The good news for the Atlanta company is that the net interest margin widened 17 basis points to 3.23%. SunTrust benefited from a combination of higher short-term interest rates, which boosted average yields, and the fact that loans with higher yields had the fastest growth.

“We … benefited from positive mix shift within the loan portfolio as consumer direct continues to grow faster than the rest of the book,” Chief Financial Officer Allison Dukes said during a Friday conference call.

Citizens Financial Group had faster-than-expected margin improvement, too. The Providence, R.I., company’s margin climbed 21 basis points to 3.18%. That helped with loan growth that is not as rapid as Chairman and CEO Bruce Van Saun wants.

“You get the sense that net interest margin is making up for slightly – not much, but slightly – lower loan growth,” Van Saun said in an interview. “I would say that really goes back to the first quarter, when loan growth was a little more tepid” for the industry.

Van Saun expects Citizens to come up “a little on the light side” of its goal of increasing total loans by 4.5% to 5.5% during 2018.

Citizens and Van Saun aren’t the only ones slogging through spotty loan growth. At Regions Financial in Birmingham, Ala., commercial and industrial lending grew 3.6% to $36.9 billion, but owner-occupied commercial real estate loans dropped 7% to $6 billion. Both Webster Financial in Waterbury, Conn., and Umpqua Holdings in Portland, Ore., experienced growth in business lending, but declines in consumer loans.

C&I lending surged at many banks (11% at KeyCorp, 14% at Webster), but even that category has been hit-or-miss. At SunTrust, for example, C&I loans dropped 2% to $67 billion.

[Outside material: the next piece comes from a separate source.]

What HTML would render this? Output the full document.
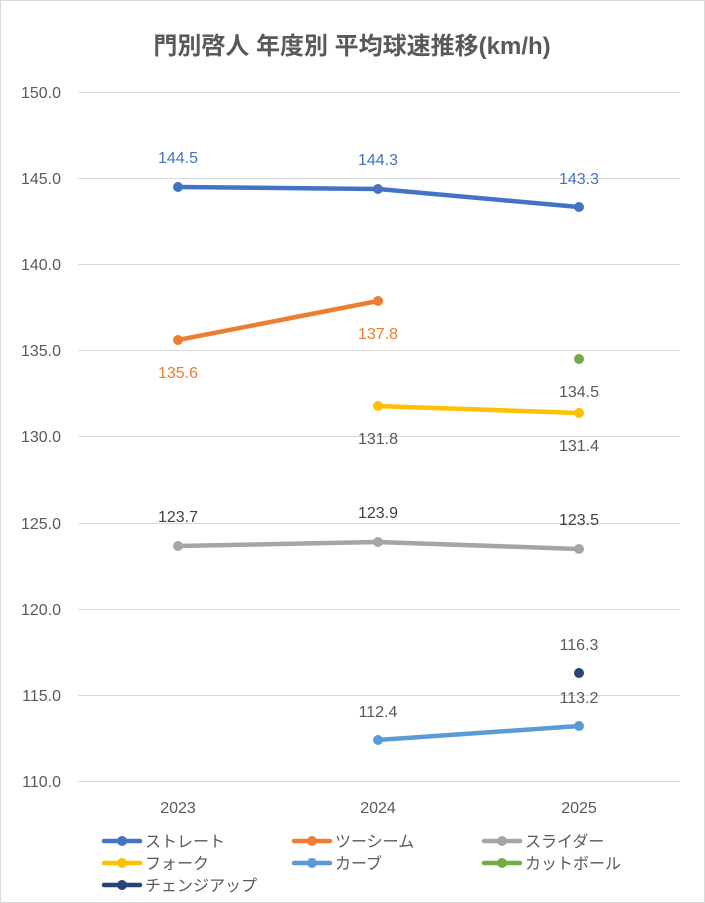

One problem is that many commercial customers remain reluctant to pull the trigger on big financing needs (or they are fulfilling the need through nonbank lenders). Line utilization rates seem stuck at persistently high rates, Shaw said.

“Banks had been expecting to see an increase in utilization rates and that hasn’t really come through at all,” Shaw said. “It hasn’t picked up yet in the way you thought it would when you had tax reform.”

Unused credit lines were at their highest level in five years at March 31, rising to 44% of total industry assets, according to BankRegData. The trend seems to have continued through the second quarter, as at least three banks—KeyCorp in Cleveland, East West Bancorp in Los Angeles and Great Southern Bancorp in Springfield, Mo.—reported quarterly increases in unused commitments for both commercial and construction loans.

(Most banks don’t break out unused loan commitment figures in earnings report, but they will disclose those numbers in call reports filed with the Federal Deposit Insurance Corp. in the coming weeks.)

Utilization trends may change in the months ahead. Business clients recently have been using their own cash on hand, or other sources of liquidity, to fund their investments, Regions CEO John Turner said in a Friday conference call. Once that liquidity is used up, commercial clients will likely begin borrowing again, he said.

“We would point to $500 million, more or less, in deposit declines that we think has been directly related to customers putting that to work” instead of taking out loans, Turner said. “At some point, we think that will translate into additional loan growth.”

It is understandable that companies had so much cash available. A significant portion of growth in prior years came from companies that were stockpiling cheap sources of funds while interest rates were stuck at historic lows, Van Saun said.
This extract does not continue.